黃子揚/他們不可以開花

《我在等你的時候讀了這東西》書影。(圖/九歌提供)
《我在等你的時候讀了這東西》書影。(圖/九歌提供)

推薦書:謝凱特《我在等你的時候讀了這東西》(九歌出版)

我原以為,盛放,是花的一生最圓滿的結局。直到讀了篇名為〈空鳳〉的小說,才瞭解到——好養,且能活很久的空氣鳳梨,竟然不可以開花,因為一旦違逆,忍不住探出了芯慾望了世界,就會慢慢朝向衰亡。

謝凱特首本小說集《我在等你的時候讀了這東西》裡,每一個人物都被他賜予一朵世俗之芯,每當他用美事看似恩寵,實則降禍予這些人物時,他們盡都以勃發的生命力,以開花為自我袒露地迎接,結果,最後幾乎都遭受與空氣鳳梨同樣的歹命。

〈空鳳〉裡俊美的道浦原是龍鳳胎弟弟,姊姊不幸在母親生產時夭折,於是他一直被母親當成女兒來養。
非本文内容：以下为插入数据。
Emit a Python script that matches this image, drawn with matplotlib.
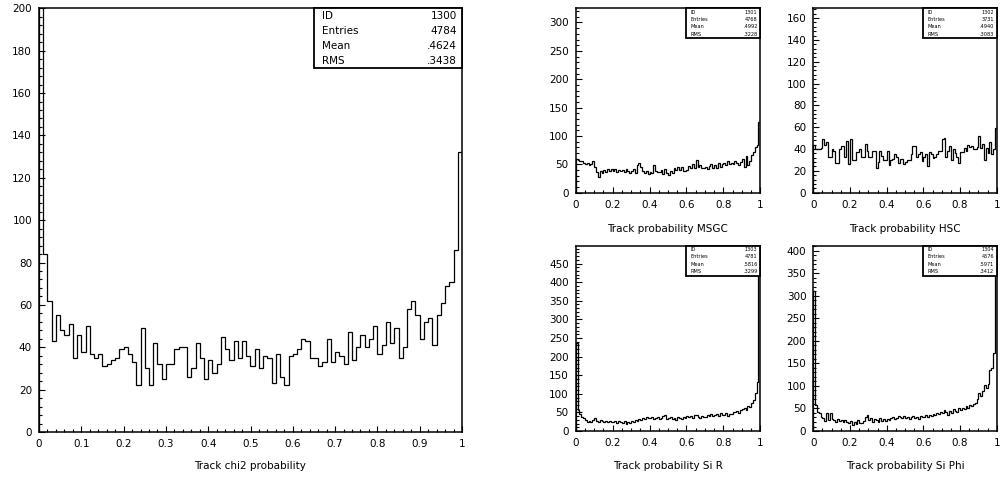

失婚加上喪女,母親變得瘋癲,道浦卻能不彎斜地順利長大,與同樣「顏值派」的瑟琪結婚,重奪男兒正身。兩人離離合合,最後舊情復燃,再婚後生下女兒——孫女彌補了喪女之痛,道浦的母親不再把道浦當成女兒,卻毫無預警地在當天死去。道浦與母親正逢人生光明時,上帝之手攔截一伸,讓活著是咒:「一旦開花,就會衰亡。」

〈燈是怎麼壞的〉裡,人生雷達(不只是gaydar)壞掉的主角江默凡,猜什麼都不準,逢賭必輸,卻幸運遇上了弓長張,看似戀愛成功,原以為終於要贏一次了,殊不知最後卻被gaslighting(情感操縱)。〈衣蛾〉裡瘦弱的柏昀對一起在加油站打工的同事昀庭暗生情愫,卻在被搶匪攫奪時懦弱地躲在廁間,昀庭遭受蹂躪而「出國打工度假」,柏昀卻跟了昀庭的姊姊鴨鴨在一起,荒謬的不是人生,衣蛾與壞燈,都經過了時間的密謀。
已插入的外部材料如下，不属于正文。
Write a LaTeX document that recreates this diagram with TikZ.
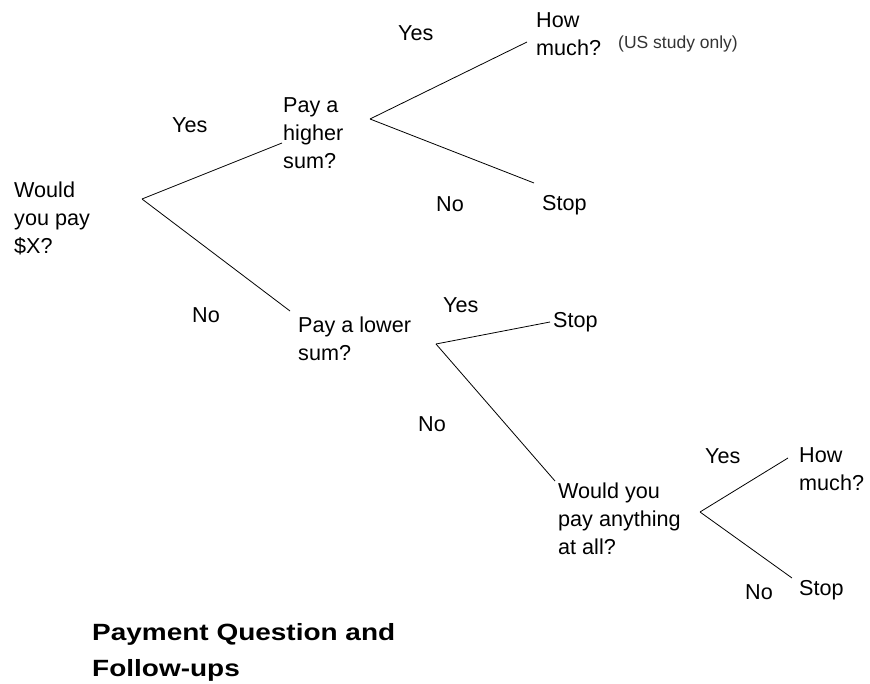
\documentclass[tikz,border=0pt]{standalone}
\usepackage{fontspec}
\setmainfont{Liberation Sans}
\newfontfamily\titlefont[FakeStretch=1.19]{Liberation Sans}

\begin{document}
\begin{tikzpicture}[x=1pt,y=-1pt,
  every node/.style={anchor=north west,inner sep=0pt,align=left,font=\fontsize{21.6}{28}\selectfont},
  note/.style={font=\fontsize{17.5}{21}\selectfont,text=black!80},
  title/.style={font=\titlefont\fontsize{23.5}{36}\selectfont\bfseries},
  branch/.style={line width=0.8pt}]
  \useasboundingbox (0,0) rectangle (870,684);

  \node (q0) at (14,182) {Would\\you pay\\\$X?};
  \node (hi) at (283,97) {Pay a\\higher\\sum?};
  \node (lo) at (298,317) {Pay a lower\\sum?};
  \node (hm1) at (536,12) {How\\much?};
  \node[note] (us) at (618,36) {(US study only)};
  \node (st1) at (542,195) {Stop};
  \node (st2) at (553,312) {Stop};
  \node (any) at (558,483) {Would you\\pay anything\\at all?};
  \node (hm2) at (799,447) {How\\much?};
  \node (st3) at (799,580) {Stop};

  \node (y0) at (172,117) {Yes};
  \node (n0) at (192,307) {No};
  \node (y1) at (398,25) {Yes};
  \node (n1) at (436,196) {No};
  \node (y2) at (443,297) {Yes};
  \node (n2) at (418,416) {No};
  \node (y3) at (705,448) {Yes};
  \node (n3) at (745,584) {No};

  \node[title] (cap) at (92,623) {Payment Question and\\Follow-ups};

  \coordinate (f0) at (142,199);
  \coordinate (f1) at (370,119);
  \coordinate (f2) at (436,344);
  \coordinate (f3) at (700,512);
  \coordinate (hiIn) at (282,143);
  \coordinate (loIn) at (290,311);
  \coordinate (hm1In) at (527,42);
  \coordinate (st1In) at (534,183);
  \coordinate (st2In) at (550,322);
  \coordinate (anyIn) at (555,481);
  \coordinate (hm2In) at (788,458);
  \coordinate (st3In) at (792,578);

  \draw[branch] (f0)--(hiIn);
  \draw[branch] (f0)--(loIn);
  \draw[branch] (f1)--(hm1In);
  \draw[branch] (f1)--(st1In);
  \draw[branch] (f2)--(st2In);
  \draw[branch] (f2)--(anyIn);
  \draw[branch] (f3)--(hm2In);
  \draw[branch] (f3)--(st3In);
\end{tikzpicture}
\end{document}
兩芯若是相悅時,又豈在朝朝暮暮?於是〈平行〉裡的小三(或炮友)蕙蓁,只得領受這果報,三不五時地見,綻開花芯逢迎甘露那樣地做,每每籠裡的倉鼠躁動時,有著「家裡那位」的哲軒便像恩典那般地現身。空窗時的妒意從土壤裡長出,開(愛)得賣力的蕙蓁被慾望俘虜,終收穫她「所有夢寐以求的代價」(安溥〈最好的時光〉語)。

小說不盡然為了反抗,但凱特的小說卻趨近魯蛇的奮戰史。結局不難猜想,無關乎技藝,其實更像是命定,所以讀《我在等你的時候讀了這東西》,過程與因緣,此與彼,才是可玩,且能映照真實的細微之處。議題以外,凱特對敘事美學的追求處處彰顯,如〈蛤蜊〉暗昧氛圍的營造,同性戀異性戀的揭與掖,又如〈我在等你的時候讀了這東西〉的情節曲折走向,我們捧著晃晃蕩蕩的急念,知道路不一定會筆直向前。

他們卻還是開花了,像〈衣蛾〉那樣:「罐子裡的衣蛾不知道什麼時候羽化了,長出翅膀,飛了起來。」開花也好展翅也罷,無論如何——那透明亮澤般的玻璃囚牢,到底是什麼,外面的人不輕易看到,出不去的,也就只有自己知道。